Regardless of where your interests lie, however, there is a fundamental theme underpinning all these topics – and that is the way in which we are moving towards a more innovative, efficient, ethical and relevant version of digital advertising.
If we want a more responsible ecosystem, we must all play our part
This is great news, but as we all know, sometimes fundamental change in advertising can take a long time to bring about. And so our goal, and our MO, should be to do what is in our own control to speed up the move towards innovation, efficiency and more ethical practices.
In this respect, I feel like some of us are more motivated than others, and that it’s all too easy for inertia to take hold. That is understandable when you think about the number of years we have spent just bolting on more and more tech to solve an issue, rather than taking the time to think about things from the ground up.
There’s no blame here – we all have the day-to-day meetings and spreadsheets to attend to, for the sake of the clients who pay the bills. There often isn’t the time, or indeed the desire, to stop and think how we might be able to do things better.
Responsible advertising delivers better outcomes
Moreover, the decision-making power lies in the hands of the few. The good news is, those decision-makers are now waking up to the fact that responsible advertising is more efficient and delivers better outcomes, with less waste and negative impact on consumers. That’s a great opportunity for the people who make the big decisions to kill many birds with one stone – to the benefit of their customers, the bottom line, the reputation of the industry overall, and their own personal glory.
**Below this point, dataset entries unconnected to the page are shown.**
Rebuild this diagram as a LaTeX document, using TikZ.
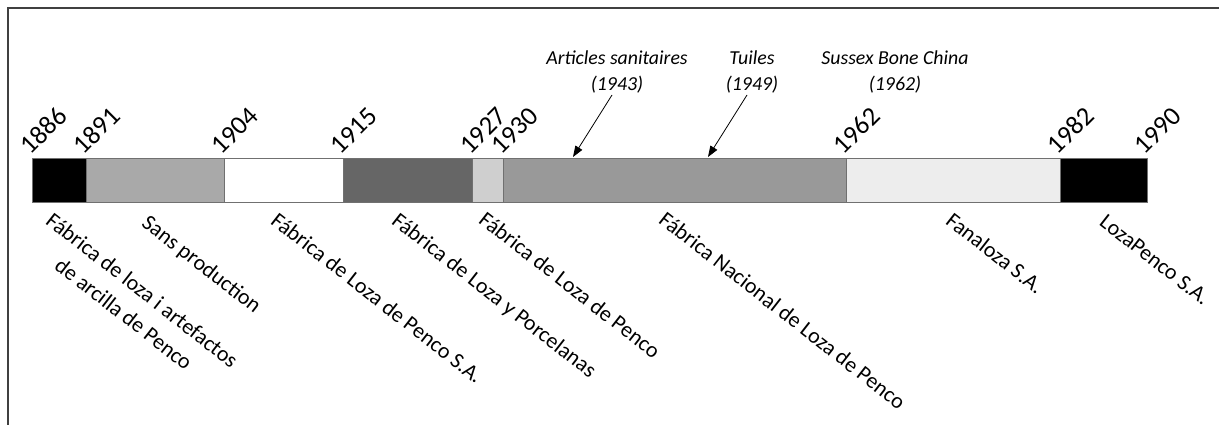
\documentclass[tikz,border=0pt]{standalone}
\usepackage{fontspec}
\setmainfont{Carlito}
\usetikzlibrary{arrows.meta}
\definecolor{cA}{HTML}{A9A9A9}
\definecolor{cB}{HTML}{666666}
\definecolor{cC}{HTML}{CFCFCF}
\definecolor{cD}{HTML}{999999}
\definecolor{cE}{HTML}{EDEDED}
\definecolor{edge}{HTML}{707070}
\definecolor{framec}{HTML}{404040}
\tikzset{
  seg/.style={draw=edge, line width=0.9pt},
  yearlab/.style={rotate=45, anchor=south west, inner sep=0pt, font=\fontsize{26.5}{30}\selectfont},
  namelab/.style={rotate=-38, anchor=north west, inner sep=0pt, align=center, font=\fontsize{22}{30}\selectfont},
  prodlab/.style={align=center, inner sep=0pt, font=\itshape\fontsize{19.8}{26}\selectfont},
  ptr/.style={-{Triangle[length=11pt,width=8pt]}, line width=0.8pt},
  framel/.style={draw=framec, line width=1.1pt}
}
\begin{document}
\begin{tikzpicture}[x=1pt,y=1pt]
\useasboundingbox (0,0) rectangle (1219,-425);
% frame
\draw[framel] (8,-425) -- (8,-8) -- (1219,-8);
% bar segments
\path[seg, fill=black] (32,-158) rectangle (86,-202);
\path[seg, fill=cA] (86,-158) rectangle (224,-202);
\path[seg, fill=white] (224,-158) rectangle (343,-202);
\path[seg, fill=cB] (343,-158) rectangle (472,-202);
\path[seg, fill=cC] (472,-158) rectangle (503,-202);
\path[seg, fill=cD] (503,-158) rectangle (846,-202);
\path[seg, fill=cE] (846,-158) rectangle (1060,-202);
\path[seg, fill=black] (1060,-158) rectangle (1147,-202);
% years
\node[yearlab] (y1886) at (31,-156) {1886};
\node[yearlab] (y1891) at (84,-156) {1891};
\node[yearlab] (y1904) at (222,-156) {1904};
\node[yearlab] (y1915) at (341,-156) {1915};
\node[yearlab] (y1927) at (470,-156) {1927};
\node[yearlab] (y1930) at (502,-156) {1930};
\node[yearlab] (y1962) at (844,-156) {1962};
\node[yearlab] (y1982) at (1058,-156) {1982};
\node[yearlab] (y1990) at (1145,-156) {1990};
% names
\node[namelab] (n1) at (54,-211) {Fábrica de loza i artefactos\\de arcilla de Penco};
\node[namelab] (n2) at (150,-213) {Sans production};
\node[namelab] (n3) at (279,-211) {Fábrica de Loza de Penco S.A.};
\node[namelab] (n4) at (400,-211) {Fábrica de Loza y Porcelanas};
\node[namelab] (n5) at (487,-210) {Fábrica de Loza de Penco};
\node[namelab] (n6) at (667,-210) {Fábrica Nacional de Loza de Penco};
\node[namelab] (n7) at (954,-211) {Fanaloza S.A.};
\node[namelab] (n8) at (1107,-213) {LozaPenco S.A.};
% products
\node[prodlab] (p1) at (617,-72) {Articles sanitaires\\(1943)};
\node[prodlab] (p2) at (752,-72) {Tuiles\\(1949)};
\node[prodlab] (p3) at (895,-72) {Sussex Bone China\\(1962)};
\coordinate (a1s) at (612,-95);
\coordinate (a1e) at (573,-157);
\coordinate (a2s) at (747,-95);
\coordinate (a2e) at (708,-157);
\draw[ptr] (a1s) -- (a1e);
\draw[ptr] (a2s) -- (a2e);
\end{tikzpicture}
\end{document}
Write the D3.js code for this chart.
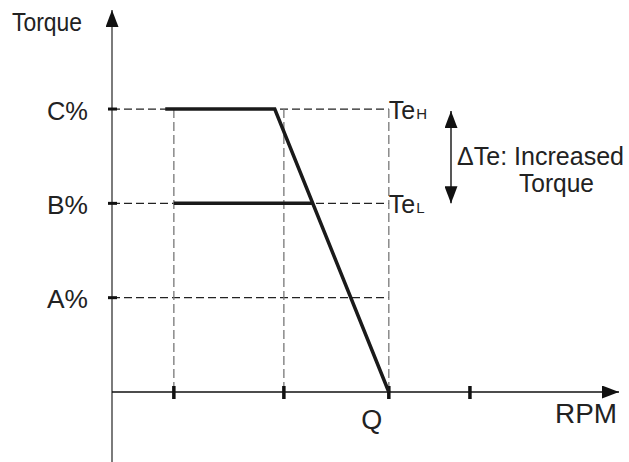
<!DOCTYPE html>
<html>
<head>
<meta charset="utf-8">
<script src="https://cdn.jsdelivr.net/npm/d3@7"></script>
<style>
  html, body { margin: 0; padding: 0; background: #fff; }
  svg { display: block; font-family: "Liberation Sans", Arial, sans-serif; }
</style>
</head>
<body>
<svg id="viz"></svg>
<script>
// Torque / RPM characteristic: increased torque between TeL and TeH

// torque levels (A%, B%, C%) as units on the y scale
const torqueLabels = ['A%', 'B%', 'C%'];
const torqueLevels = [1, 2, 3];

// rpm tick positions (x axis units, 0..100)
const rpmTicks = [12.2, 33.9, 54.6, 70.6];
const rpmTickLabels = ['', '', 'Q', ''];

// high torque curve TeH: flat at C then falls to Q
const curveHigh = [
    {rpm: 10.5, torque: 3},
    {rpm: 32.1, torque: 3},
    {rpm: 54.6, torque: 0}
];
// low torque curve TeL: flat at B until it meets the falling edge
const curveLow = [
    {rpm: 12.2, torque: 2},
    {rpm: 39.6, torque: 2}
];

const width = 629;
const height = 462;

const svg = d3.select('#viz')
    .attr('width', width)
    .attr('height', height);

const x = d3.scaleLinear().domain([0, 100]).range([112, 619]);
const y = d3.scaleLinear().domain([0, 4.05]).range([392, 10]);

// Marcadores das setas
const defs = svg.append('defs');
defs.append('marker')
    .attr('id', 'arrow')
    .attr('markerUnits', 'userSpaceOnUse')
    .attr('viewBox', '0 0 17 13')
    .attr('refX', 17)
    .attr('refY', 6.5)
    .attr('markerWidth', 17)
    .attr('markerHeight', 13)
    .attr('orient', 'auto-start-reverse')
    .append('path')
    .attr('d', 'M0,0 L17,6.5 L0,13 Z')
    .attr('fill', '#111');

// Linhas tracejadas de referência
const topLevel = d3.max(torqueLevels);
const xRight = x(rpmTicks[2]);

svg.append('g')
    .selectAll('line')
    .data(torqueLevels)
    .enter()
    .append('line')
    .attr('x1', x(0))
    .attr('x2', xRight)
    .attr('y1', (d) => y(d))
    .attr('y2', (d) => y(d))
    .attr('stroke', '#222')
    .attr('stroke-width', 1.2)
    .attr('stroke-dasharray', '8,4');

svg.append('g')
    .selectAll('line')
    .data(rpmTicks.slice(0, 3))
    .enter()
    .append('line')
    .attr('x1', (d) => x(d))
    .attr('x2', (d) => x(d))
    .attr('y1', y(topLevel))
    .attr('y2', y(0))
    .attr('stroke', '#777')
    .attr('stroke-width', 1.3)
    .attr('stroke-dasharray', '9,4');

// Eixos
svg.append('line')
    .attr('x1', x(0)).attr('x2', x(0))
    .attr('y1', height).attr('y2', y(4.05))
    .attr('stroke', '#444')
    .attr('stroke-width', 1.4)
    .attr('marker-end', 'url(#arrow)');

svg.append('line')
    .attr('x1', x(0)).attr('x2', x(100))
    .attr('y1', y(0)).attr('y2', y(0))
    .attr('stroke', '#111')
    .attr('stroke-width', 1.4)
    .attr('marker-end', 'url(#arrow)');

// Marcas dos eixos
svg.append('g')
    .selectAll('line')
    .data(torqueLevels)
    .enter()
    .append('line')
    .attr('x1', x(0) - 4).attr('x2', x(0) + 5)
    .attr('y1', (d) => y(d)).attr('y2', (d) => y(d))
    .attr('stroke', '#111')
    .attr('stroke-width', 3);

svg.append('g')
    .selectAll('line')
    .data(rpmTicks)
    .enter()
    .append('line')
    .attr('x1', (d) => x(d)).attr('x2', (d) => x(d))
    .attr('y1', y(0) - 6).attr('y2', y(0) + 7)
    .attr('stroke', '#111')
    .attr('stroke-width', 3.5);

// Rótulos
svg.append('g')
    .selectAll('text')
    .data(torqueLevels)
    .enter()
    .append('text')
    .attr('x', 47)
    .attr('y', (d) => y(d) + 10.5)
    .attr('textLength', 41)
    .attr('lengthAdjust', 'spacingAndGlyphs')
    .style('font-size', '26px')
    .style('fill', '#222')
    .text((d, i) => torqueLabels[i]);

svg.append('g')
    .selectAll('text')
    .data(rpmTicks)
    .enter()
    .append('text')
    .attr('x', (d) => x(d) - 17)
    .attr('y', 429)
    .attr('text-anchor', 'middle')
    .style('font-size', '27px')
    .style('fill', '#222')
    .text((d, i) => rpmTickLabels[i]);

svg.append('text')
    .attr('x', 555)
    .attr('y', 423)
    .attr('textLength', 62)
    .attr('lengthAdjust', 'spacingAndGlyphs')
    .style('font-size', '27px')
    .style('fill', '#222')
    .text('RPM');

svg.append('text')
    .attr('x', 12)
    .attr('y', 31)
    .attr('textLength', 70)
    .attr('lengthAdjust', 'spacingAndGlyphs')
    .style('font-size', '26px')
    .style('fill', '#222')
    .text('Torque');

// Curvas de torque
const line = d3.line()
    .x((d) => x(d.rpm))
    .y((d) => y(d.torque));

svg.append('path')
    .datum(curveHigh)
    .attr('d', line)
    .attr('fill', 'none')
    .attr('stroke', '#1a1a1a')
    .attr('stroke-width', 3.5)
    .attr('stroke-linejoin', 'miter');

svg.append('path')
    .datum(curveLow)
    .attr('d', line)
    .attr('fill', 'none')
    .attr('stroke', '#1a1a1a')
    .attr('stroke-width', 3.5);

// Te H / Te L
const teLabels = [{level: 3, sub: 'H'}, {level: 2, sub: 'L'}];
const te = svg.append('g')
    .selectAll('text')
    .data(teLabels)
    .enter()
    .append('text')
    .attr('x', xRight)
    .attr('y', (d) => y(d.level) + 10)
    .style('font-size', '25px')
    .style('fill', '#222');
te.append('tspan').text('Te');
te.append('tspan').attr('dx', 1).style('font-size', '15px').text((d) => d.sub);

// Seta dupla do ΔTe
svg.append('line')
    .attr('x1', 451).attr('x2', 451)
    .attr('y1', y(3) + 2).attr('y2', y(2))
    .attr('stroke', '#111')
    .attr('stroke-width', 1.4)
    .attr('marker-start', 'url(#arrow)')
    .attr('marker-end', 'url(#arrow)');

svg.append('text')
    .attr('x', 457)
    .attr('y', 165)
    .attr('textLength', 167)
    .attr('lengthAdjust', 'spacingAndGlyphs')
    .style('font-size', '25px')
    .style('fill', '#222')
    .text('ΔTe: Increased');

svg.append('text')
    .attr('x', 519)
    .attr('y', 192)
    .attr('textLength', 75)
    .attr('lengthAdjust', 'spacingAndGlyphs')
    .style('font-size', '25px')
    .style('fill', '#222')
    .text('Torque');
</script>
</body>
</html>
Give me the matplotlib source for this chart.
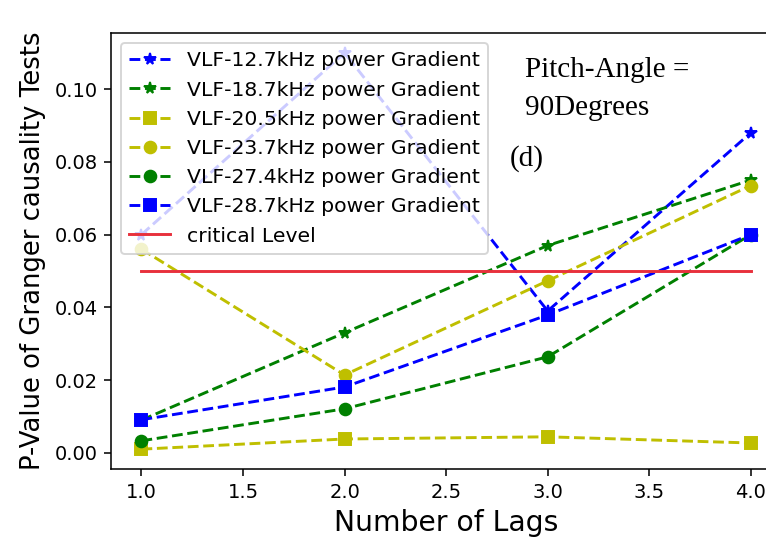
import matplotlib
matplotlib.use('Agg')
import matplotlib.pyplot as plt

# lags and p-values
lags = [1.0, 2.0, 3.0, 4.0]
p_127 = [0.060, 0.110, 0.039, 0.088]
p_187 = [0.009, 0.033, 0.057, 0.075]
p_205 = [0.001, 0.0038, 0.0044, 0.0027]
p_237 = [0.056, 0.0214, 0.0473, 0.0735]
p_274 = [0.0033, 0.0121, 0.0264, 0.0600]
p_287 = [0.0091, 0.0181, 0.0379, 0.0600]
critical = 0.05

fig = plt.figure(figsize=(766 / 140, 540 / 140), dpi=140)
ax = fig.add_axes([0.1449, 0.1315, 0.875, 0.8074])

ax.plot(lags, p_127, 'b*--', label='VLF-12.7kHz power Gradient')
ax.plot(lags, p_187, 'g*--', label='VLF-18.7kHz power Gradient')
ax.plot(lags, p_205, 'ys--', label='VLF-20.5kHz power Gradient')
ax.plot(lags, p_237, 'yo--', label='VLF-23.7kHz power Gradient')
ax.plot(lags, p_274, 'go--', label='VLF-27.4kHz power Gradient')
ax.plot(lags, p_287, 'bs--', label='VLF-28.7kHz power Gradient')
ax.plot([lags[0], lags[-1]], [critical, critical], color='#e8303c', label='critical Level')

ax.legend(loc='upper left', fontsize=10.5)
ax.set_xlabel('Number of Lags', fontsize=14.5)
ax.set_ylabel('P-Value of Granger causality Tests', fontsize=13.3)

ax.text(2.887, 0.1033, 'Pitch-Angle =', fontsize=15, family='Liberation Serif')
ax.text(2.887, 0.0929, '90Degrees', fontsize=15, family='Liberation Serif')
ax.text(2.813, 0.0790, '(d)', fontsize=15, family='Liberation Serif')

fig.savefig('out.png', dpi=140)
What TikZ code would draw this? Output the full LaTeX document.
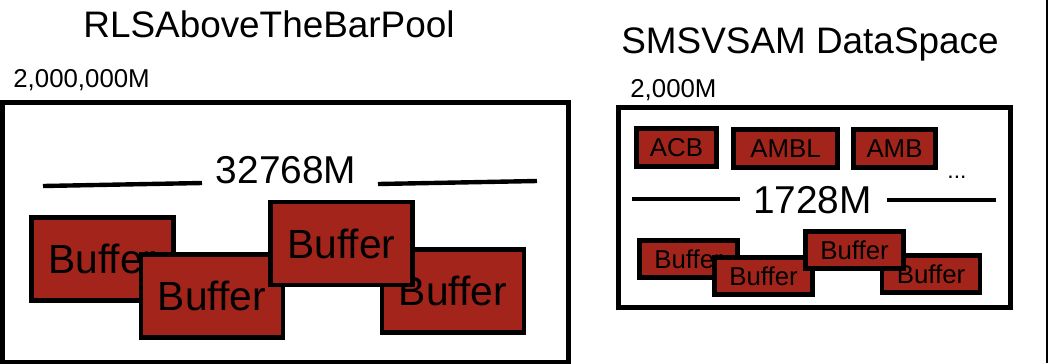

Because, contrary to popular belief, responsible advertising and business success are not mutually exclusive. In fact by adopting better, more sustainable and scaled best practices, we can expedite this better world and get closer to achieving the business goals – sustained profitability, growth, happy clients and consumers – that we all shoot for.
TL;DR
For the TL;DR version of this post, I’ll leave you something that transatlantic rower Felicity Ashley said at a recent BeBold event that really resonated with me: “Stop giving me reasons why you can’t, and give me a reason why you can.” If we all adopt this mantra, who knows where it might take us?